Stated task - Copy the material that follows word for word and omit its pictures.

Source excerpt -
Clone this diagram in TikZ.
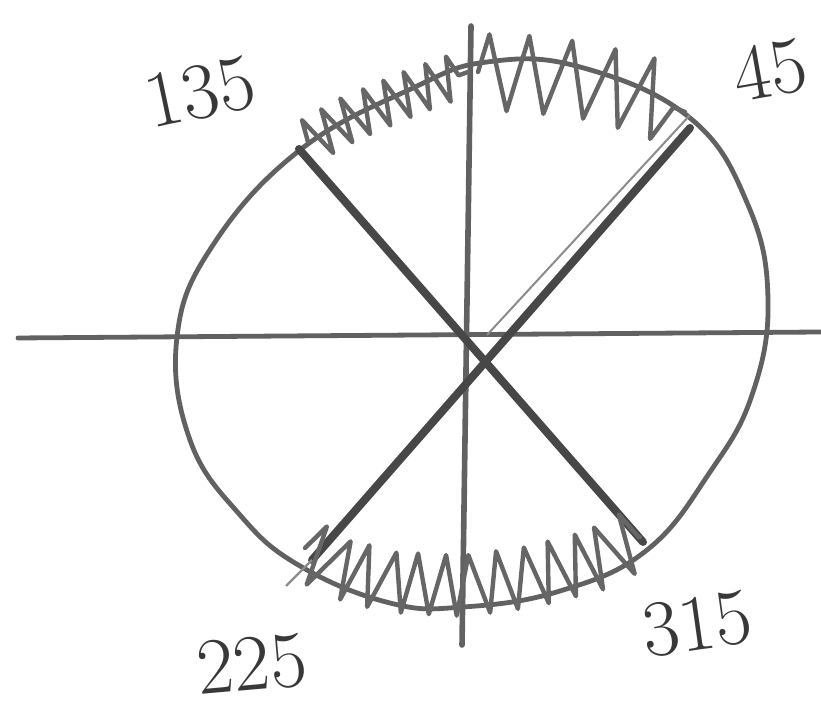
\documentclass[tikz,border=0pt]{standalone}
\usetikzlibrary{decorations.pathmorphing}
\begin{document}
\begin{tikzpicture}[x=0.25pt,y=-0.25pt,
  pencil/.style={draw=black!62, line width=1.2pt, line cap=round, line join=round},
  heavy/.style={draw=black!72, line width=2pt, line cap=round},
  zig/.style={draw=black!60, line width=1.1pt, line join=round, line cap=round, decorate},
  lab/.style={text=black!78, font=\fontsize{20}{20}\selectfont, inner sep=0pt}]
\useasboundingbox[fill=white] (0,0) rectangle (821,712);
% key points
\coordinate (L) at (18,338);
\coordinate (R) at (821,332);
\coordinate (T) at (471,26);
\coordinate (B) at (462,645);
\coordinate (NW) at (299,149);
\coordinate (SE) at (643,542);
\coordinate (NE) at (690,128);
\coordinate (SW) at (312,560);
% circle
\draw[pencil] plot[smooth cycle, tension=0.7] coordinates {
  (177,337) (190,440) (240,515) (300,566) (390,603) (463,607) (560,591)
  (647,550) (710,472) (752,395) (768,300) (748,205) (690,118) (580,67)
  (487,62) (413,88) (300,150) (213,245)};
% axes
\draw[pencil] (L) -- (R);
\draw[pencil, line width=1.4pt] (T) -- (B);
% diagonals
\draw[heavy] (NW) -- (SE);
\draw[heavy] (NE) -- (SW);
\draw[draw=black!45, line width=0.5pt] (690,115) -- (487,335);
\draw[draw=black!45, line width=0.6pt] (SW) -- (286,586);
% zigzag hatching
\draw[zig, decoration={zigzag, segment length=5.5pt, amplitude=5.5pt}]
  (308,142) -- (347,120) -- (413,92) -- (468,72);
\draw[zig, decoration={zigzag, segment length=10pt, amplitude=9.5pt}]
  (478,72) -- (530,74) -- (580,80) -- (640,94) -- (685,112);
\draw[zig, decoration={zigzag, segment length=7pt, amplitude=7.5pt}]
  (305,548) -- (335,567) -- (390,582) -- (463,586) -- (530,577) -- (597,560) -- (640,537);
% labels
\node[lab, rotate=12] (l135) at (200,92) {135};
\node[lab, rotate=10] (l45) at (770,70) {45};
\node[lab, rotate=5] (l225) at (252,664) {225};
\node[lab, rotate=8] (l315) at (697,624) {315};
\end{tikzpicture}
\end{document}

Result -
Clone this diagram in TikZ.
\documentclass[tikz,border=0pt]{standalone}
\usetikzlibrary{decorations.pathmorphing}
\begin{document}
\begin{tikzpicture}[x=0.25pt,y=-0.25pt,
  pencil/.style={draw=black!62, line width=1.2pt, line cap=round, line join=round},
  heavy/.style={draw=black!72, line width=2pt, line cap=round},
  zig/.style={draw=black!60, line width=1.1pt, line join=round, line cap=round, decorate},
  lab/.style={text=black!78, font=\fontsize{20}{20}\selectfont, inner sep=0pt}]
\useasboundingbox[fill=white] (0,0) rectangle (821,712);
% key points
\coordinate (L) at (18,338);
\coordinate (R) at (821,332);
\coordinate (T) at (471,26);
\coordinate (B) at (462,645);
\coordinate (NW) at (299,149);
\coordinate (SE) at (643,542);
\coordinate (NE) at (690,128);
\coordinate (SW) at (312,560);
% circle
\draw[pencil] plot[smooth cycle, tension=0.7] coordinates {
  (177,337) (190,440) (240,515) (300,566) (390,603) (463,607) (560,591)
  (647,550) (710,472) (752,395) (768,300) (748,205) (690,118) (580,67)
  (487,62) (413,88) (300,150) (213,245)};
% axes
\draw[pencil] (L) -- (R);
\draw[pencil, line width=1.4pt] (T) -- (B);
% diagonals
\draw[heavy] (NW) -- (SE);
\draw[heavy] (NE) -- (SW);
\draw[draw=black!45, line width=0.5pt] (690,115) -- (487,335);
\draw[draw=black!45, line width=0.6pt] (SW) -- (286,586);
% zigzag hatching
\draw[zig, decoration={zigzag, segment length=5.5pt, amplitude=5.5pt}]
  (308,142) -- (347,120) -- (413,92) -- (468,72);
\draw[zig, decoration={zigzag, segment length=10pt, amplitude=9.5pt}]
  (478,72) -- (530,74) -- (580,80) -- (640,94) -- (685,112);
\draw[zig, decoration={zigzag, segment length=7pt, amplitude=7.5pt}]
  (305,548) -- (335,567) -- (390,582) -- (463,586) -- (530,577) -- (597,560) -- (640,537);
% labels
\node[lab, rotate=12] (l135) at (200,92) {135};
\node[lab, rotate=10] (l45) at (770,70) {45};
\node[lab, rotate=5] (l225) at (252,664) {225};
\node[lab, rotate=8] (l315) at (697,624) {315};
\end{tikzpicture}
\end{document}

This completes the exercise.